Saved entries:
•••••

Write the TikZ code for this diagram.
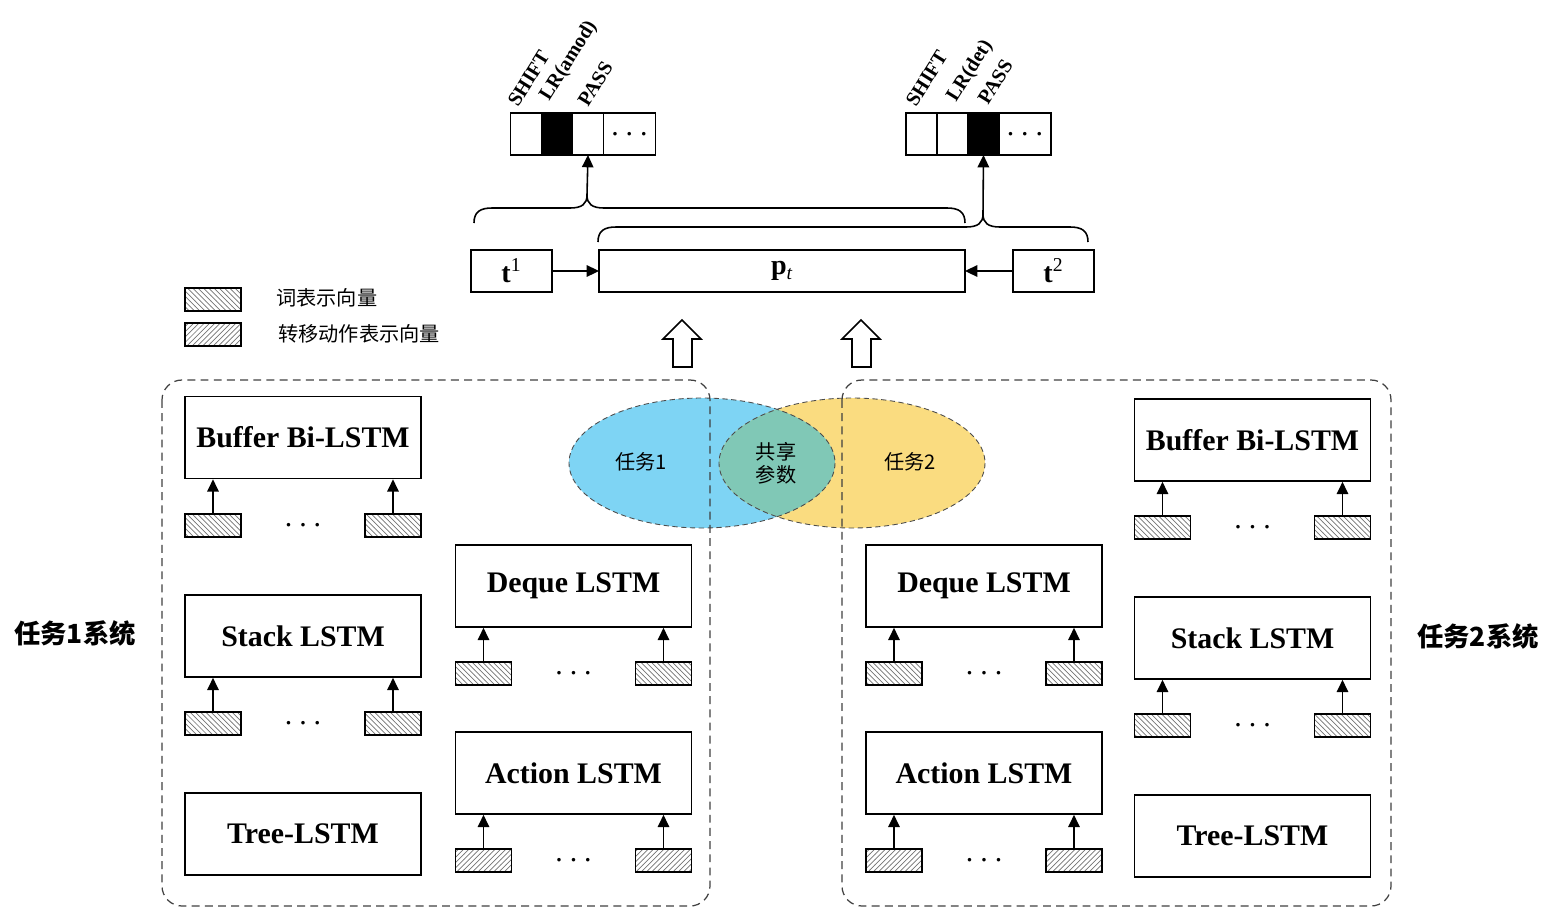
\documentclass[tikz,border=0pt]{standalone}
\usepackage{fontspec}
\setmainfont{Liberation Serif}
\newfontfamily\cjk{Noto Sans CJK SC}
\usetikzlibrary{arrows.meta,patterns,calc,positioning}

\definecolor{taskblue}{RGB}{126,212,244}
\definecolor{taskyellow}{RGB}{250,220,128}
\definecolor{sharedgreen}{RGB}{128,200,182}

\tikzset{
  lstm/.style={draw,line width=0.9pt,minimum width=4.72cm,minimum height=1.64cm,inner sep=0pt,font=\fontsize{17}{20}\selectfont\bfseries},
  wordvec/.style={draw,line width=0.8pt,minimum width=1.12cm,minimum height=0.46cm,inner sep=0pt,pattern=north west lines,pattern color=black!55},
  actvec/.style={wordvec,pattern=north east lines},
  feedarrow/.style={-{Triangle[length=7pt,width=6.5pt]},line width=0.9pt},
  outcell/.style={draw,line width=0.9pt,minimum width=0.62cm,minimum height=0.84cm,inner sep=0pt,outer sep=0pt},
  acttag/.style={rotate=58,anchor=base west,inner sep=0pt,font=\fontsize{11.5}{13}\selectfont\bfseries},
  vecbox/.style={draw,line width=0.9pt,minimum height=0.84cm,inner sep=0pt,outer sep=0pt,font=\fontsize{16}{18}\selectfont},
  sysbox/.style={draw=black!75,line width=0.7pt,dash pattern=on 4.5pt off 3pt,rounded corners=0.4cm},
  venn/.style={draw=black!70,line width=0.5pt,dash pattern=on 3pt off 2pt},
  dotsnode/.style={inner sep=0pt,font=\fontsize{17}{20}\selectfont},
  cjklabel/.style={font=\cjk\fontsize{11.5}{15}\selectfont},
  hollowup/.pic={\draw[line width=0.9pt] (0,0) -- (19,19) -- (10,19) -- (10,47) -- (-9,47) -- (-9,19) -- (-19,19) -- cycle;}
}

\begin{document}
\begin{tikzpicture}[x=0.02cm,y=-0.02cm]
\useasboundingbox (0,0) rectangle (1553,907);

% output vectors
\node[outcell] (o1a) at (526,134) {};
\node[outcell,fill=black,right=0pt of o1a] (o1b) {};
\node[outcell,right=0pt of o1b] (o1c) {};
\node[outcell,minimum width=1.04cm,right=0pt of o1c,font=\fontsize{17}{20}\selectfont] (o1d) {.\hspace{4pt}.\hspace{4pt}.};
\node[outcell] (o2a) at (921.5,134) {};
\node[outcell,right=0pt of o2a] (o2b) {};
\node[outcell,fill=black,right=0pt of o2b] (o2c) {};
\node[outcell,minimum width=1.04cm,right=0pt of o2c,font=\fontsize{17}{20}\selectfont] (o2d) {.\hspace{4pt}.\hspace{4pt}.};

\node[acttag] (tag1a) at (518,108) {SHIFT};
\node[acttag] (tag1b) at (549,102) {LR(amod)};
\node[acttag] (tag1c) at (588,108) {PASS};
\node[acttag] (tag2a) at (916,108) {SHIFT};
\node[acttag] (tag2b) at (956,103) {LR(det)};
\node[acttag] (tag2c) at (988,106) {PASS};

% braces
\coordinate (tip1) at (587,195);
\coordinate (tip2) at (983,214);
\draw[line width=0.9pt] (474,223) .. controls (474,212) and (480,208) .. (492,208) -- (570,208)
  .. controls (582,208) and (587,204) .. (tip1) .. controls (587,204) and (592,208) .. (604,208)
  -- (947,208) .. controls (959,208) and (965,212) .. (965,223);
\draw[line width=0.9pt] (598,242) .. controls (598,231) and (604,227) .. (616,227) -- (966,227)
  .. controls (978,227) and (983,223) .. (tip2) .. controls (983,223) and (988,227) .. (1000,227)
  -- (1070,227) .. controls (1082,227) and (1088,231) .. (1088,242);
\draw[feedarrow] (tip1) -- (o1c.south);
\draw[feedarrow] (tip2) -- (o2c.south);

% shared vector row
\node[vecbox,minimum width=1.62cm] (t1) at (511.5,271) {\textbf{t}\textsuperscript{1}};
\node[vecbox,minimum width=7.32cm] (pt) at (782,271) {\textbf{p}\textsubscript{\itshape t}};
\node[vecbox,minimum width=1.62cm] (t2) at (1053.5,271) {\textbf{t}\textsuperscript{2}};
\draw[feedarrow] (t1) -- (pt);
\draw[feedarrow] (t2) -- (pt);

% legend
\node[wordvec] (lgw) at (213,299.5) {};
\node[cjklabel,anchor=west] (lgwtxt) at (270,298) {词表示向量};
\node[actvec] (lga) at (213,334.5) {};
\node[cjklabel,anchor=west] (lgatxt) at (272,334) {转移动作表示向量};

% hollow arrows
\pic at (682,320) {hollowup};
\pic at (861,320) {hollowup};

% task ellipses
\fill[taskblue] (702,463) ellipse [x radius=133, y radius=65];
\fill[taskyellow] (852,463) ellipse [x radius=133, y radius=65];
\begin{scope}
  \clip (702,463) ellipse [x radius=133, y radius=65];
  \fill[sharedgreen] (852,463) ellipse [x radius=133, y radius=65];
\end{scope}
\draw[venn] (702,463) ellipse [x radius=133, y radius=65];
\draw[venn] (852,463) ellipse [x radius=133, y radius=65];
\node[cjklabel] (task1) at (641,462) {任务1};
\node[cjklabel] (task2) at (910,462) {任务2};
\node[cjklabel,align=center] (shared) at (776,463) {共享\\[-2pt]参数};

% systems
\draw[sysbox] (162,380) rectangle (710,906);
\draw[sysbox] (842,380) rectangle (1391,906);
\node[font=\cjk\bfseries\fontsize{15}{18}\selectfont] (sys1) at (75,633) {任务1系统};
\node[font=\cjk\bfseries\fontsize{15}{18}\selectfont] (sys2) at (1478,636) {任务2系统};

\foreach \nm/\cx/\cy/\iy/\vs/\txt in {
  bufL/303/437.5/525.5/wordvec/Buffer Bi-LSTM,
  stackL/303/636/723.5/wordvec/Stack LSTM,
  dequeL/573.5/586/673.5/wordvec/Deque LSTM,
  actL/573.5/773/860.5/actvec/Action LSTM,
  bufR/1252.5/440/527.5/wordvec/Buffer Bi-LSTM,
  stackR/1252.5/638/725.5/wordvec/Stack LSTM,
  dequeR/984/586/673.5/wordvec/Deque LSTM,
  actR/984/773/860.5/actvec/Action LSTM}{
  \node[lstm] (\nm) at (\cx,\cy) {\txt};
  \node[\vs] (\nm-in1) at (\cx-90,\iy) {};
  \node[\vs] (\nm-in2) at (\cx+90,\iy) {};
  \node[dotsnode] (\nm-dots) at (\cx,\iy) {.\hspace{4pt}.\hspace{4pt}.};
  \draw[feedarrow] (\nm-in1) -- (\nm-in1 |- \nm.south);
  \draw[feedarrow] (\nm-in2) -- (\nm-in2 |- \nm.south);
}
\node[lstm] (treeL) at (303,834) {Tree-LSTM};
\node[lstm] (treeR) at (1252.5,836) {Tree-LSTM};
\end{tikzpicture}
\end{document}
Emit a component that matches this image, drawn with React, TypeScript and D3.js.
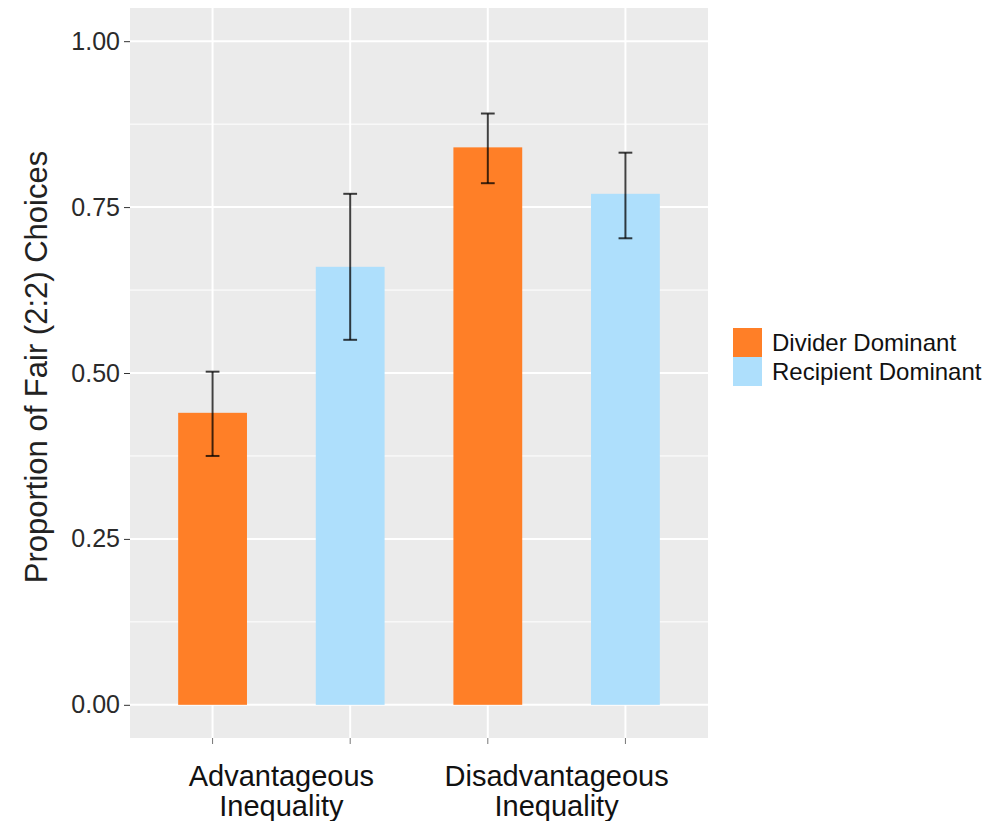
import React, { useEffect, useRef } from "react";
import * as d3 from "d3";

const conditions = ["Advantageous Inequality", "Disadvantageous Inequality"];
const groups = ["Divider Dominant", "Recipient Dominant"];
const groupColors = ["#FF7F27", "#AEDFFC"];
// one value per bar: cond1/divider, cond1/recipient, cond2/divider, cond2/recipient
const proportions = [0.44, 0.66, 0.84, 0.77];
const lowerCI = [0.375, 0.55, 0.786, 0.703];
const upperCI = [0.502, 0.77, 0.891, 0.832];
const yTicks = [0, 0.25, 0.5, 0.75, 1];
const yMinorTicks = [0.125, 0.375, 0.625, 0.875];

export default function App() {
  const svgRef = useRef<SVGSVGElement>(null);
  const width = 989;
  const height = 821;
  const panel = { left: 130, right: 708, top: 8, bottom: 738 };
  const font = "'Liberation Sans', Arial, sans-serif";

  useEffect(() => {
    const svg = d3.select(svgRef.current);
    svg.selectAll("*").remove();

    const bars = proportions.map((p, i) => ({
      pos: i + 1,
      value: p,
      lo: lowerCI[i],
      hi: upperCI[i],
      group: i % 2,
    }));

    const x = d3.scaleLinear().domain([0.4, 4.6]).range([panel.left, panel.right]);
    const y = d3.scaleLinear().domain([-0.05, 1.05]).range([panel.bottom, panel.top]);

    // panel background
    svg
      .append("rect")
      .attr("x", panel.left)
      .attr("y", panel.top)
      .attr("width", panel.right - panel.left)
      .attr("height", panel.bottom - panel.top)
      .attr("fill", "#EBEBEB");

    // grid
    svg
      .selectAll("line.minor")
      .data(yMinorTicks)
      .enter()
      .append("line")
      .attr("x1", panel.left)
      .attr("x2", panel.right)
      .attr("y1", (d) => y(d))
      .attr("y2", (d) => y(d))
      .attr("stroke", "white")
      .attr("stroke-width", 1);

    svg
      .selectAll("line.major")
      .data(yTicks)
      .enter()
      .append("line")
      .attr("x1", panel.left)
      .attr("x2", panel.right)
      .attr("y1", (d) => y(d))
      .attr("y2", (d) => y(d))
      .attr("stroke", "white")
      .attr("stroke-width", 2);

    svg
      .selectAll("line.vmajor")
      .data(bars)
      .enter()
      .append("line")
      .attr("x1", (d) => x(d.pos))
      .attr("x2", (d) => x(d.pos))
      .attr("y1", panel.top)
      .attr("y2", panel.bottom)
      .attr("stroke", "white")
      .attr("stroke-width", 2);

    // bars
    const barW = x(1.5) - x(1);
    svg
      .selectAll("rect.bar")
      .data(bars)
      .enter()
      .append("rect")
      .attr("x", (d) => x(d.pos) - barW / 2)
      .attr("y", (d) => y(d.value))
      .attr("width", barW)
      .attr("height", (d) => y(0) - y(d.value))
      .attr("fill", (d) => groupColors[d.group]);

    // error bars
    const capW = x(1.05) - x(1);
    const err = svg
      .append("g")
      .attr("stroke", "black")
      .attr("stroke-opacity", 0.75)
      .attr("stroke-width", 2);
    bars.forEach((d) => {
      err.append("line").attr("x1", x(d.pos)).attr("x2", x(d.pos)).attr("y1", y(d.lo)).attr("y2", y(d.hi));
      [d.lo, d.hi].forEach((v) => {
        err
          .append("line")
          .attr("x1", x(d.pos) - capW)
          .attr("x2", x(d.pos) + capW)
          .attr("y1", y(v))
          .attr("y2", y(v));
      });
    });

    // y axis
    const yAxis = d3
      .axisLeft(y)
      .tickValues(yTicks)
      .tickFormat(d3.format(".2f"))
      .tickSize(6)
      .tickPadding(4);
    const gy = svg.append("g").attr("transform", `translate(${panel.left}, 0)`).call(yAxis);
    gy.select(".domain").remove();
    gy.selectAll("line").attr("stroke", "#333");
    gy.selectAll("text")
      .attr("fill", "#2a2a2a")
      .style("font-family", font)
      .style("font-size", "25px");

    // x ticks
    svg
      .selectAll("line.xtick")
      .data(bars)
      .enter()
      .append("line")
      .attr("x1", (d) => x(d.pos))
      .attr("x2", (d) => x(d.pos))
      .attr("y1", panel.bottom)
      .attr("y2", panel.bottom + 6)
      .attr("stroke", "#777");

    // x category labels, centred between each pair of bars
    conditions.forEach((c, i) => {
      const cx = x(i * 2 + 1.5);
      const words = c.split(" ");
      const t = svg
        .append("text")
        .attr("text-anchor", "middle")
        .attr("fill", "#111")
        .style("font-family", font)
        .style("font-size", "29px");
      words.forEach((w, k) => {
        t.append("tspan").attr("x", cx).attr("y", 786 + k * 30).text(w);
      });
    });

    // y title
    svg
      .append("text")
      .attr("transform", `translate(47, ${(y(0) + y(1)) / 2 - 6}) rotate(-90)`)
      .attr("text-anchor", "middle")
      .attr("fill", "#222")
      .style("font-family", font)
      .style("font-size", "31px")
      .text("Proportion of Fair (2:2) Choices");

    // legend
    const legend = svg.append("g").attr("transform", "translate(733, 328)");
    groups.forEach((g, i) => {
      legend
        .append("rect")
        .attr("x", 0)
        .attr("y", i * 29)
        .attr("width", 29)
        .attr("height", 29)
        .attr("fill", groupColors[i]);
      legend
        .append("text")
        .attr("x", 39)
        .attr("y", i * 29 + 14.5)
        .attr("dy", "0.35em")
        .attr("fill", "#111")
        .style("font-family", font)
        .style("font-size", "24px")
        .text(g);
    });
  }, []);

  return (
    <svg
      ref={svgRef}
      width={width}
      height={height}
      style={{ position: "absolute", left: 0, top: 0, background: "white" }}
    ></svg>
  );
}
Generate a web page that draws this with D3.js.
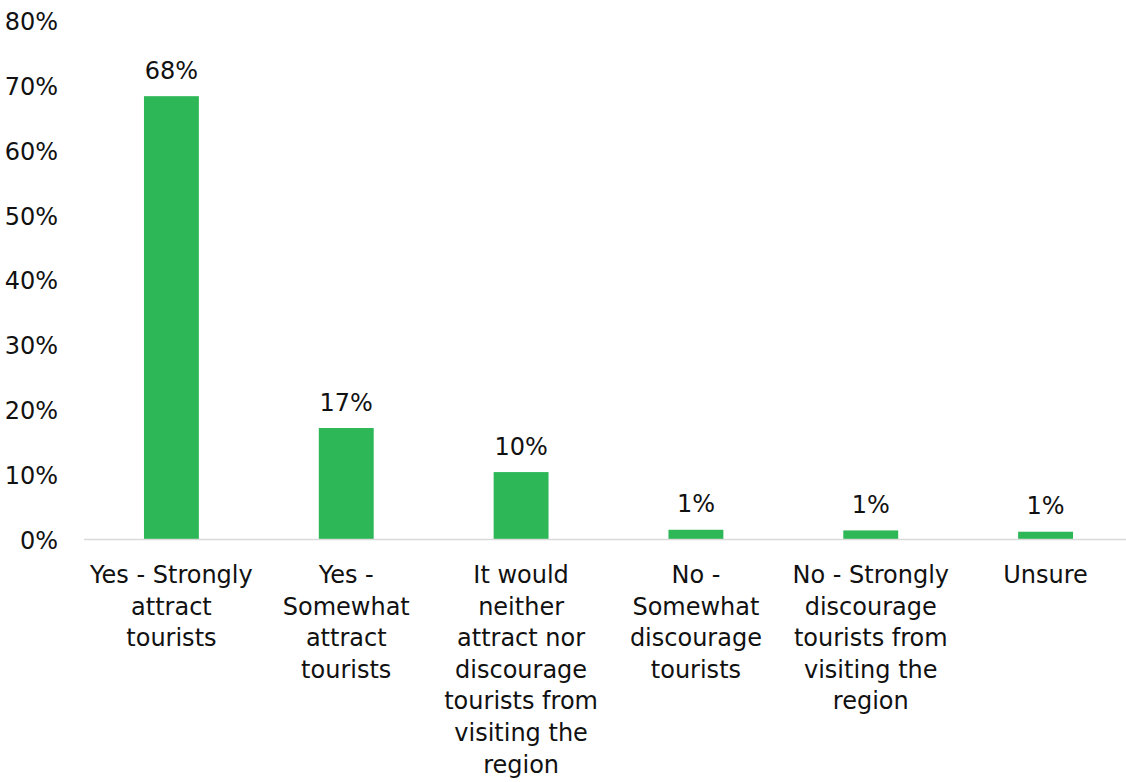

•••••

§ **TASK DESCRIPTION**
Copy each line in the data that holds the word "React".

§ **TASK SOLUTION**
Emit a component that matches this image, drawn with React, TypeScript and D3.js.
import React, { useEffect, useRef } from "react";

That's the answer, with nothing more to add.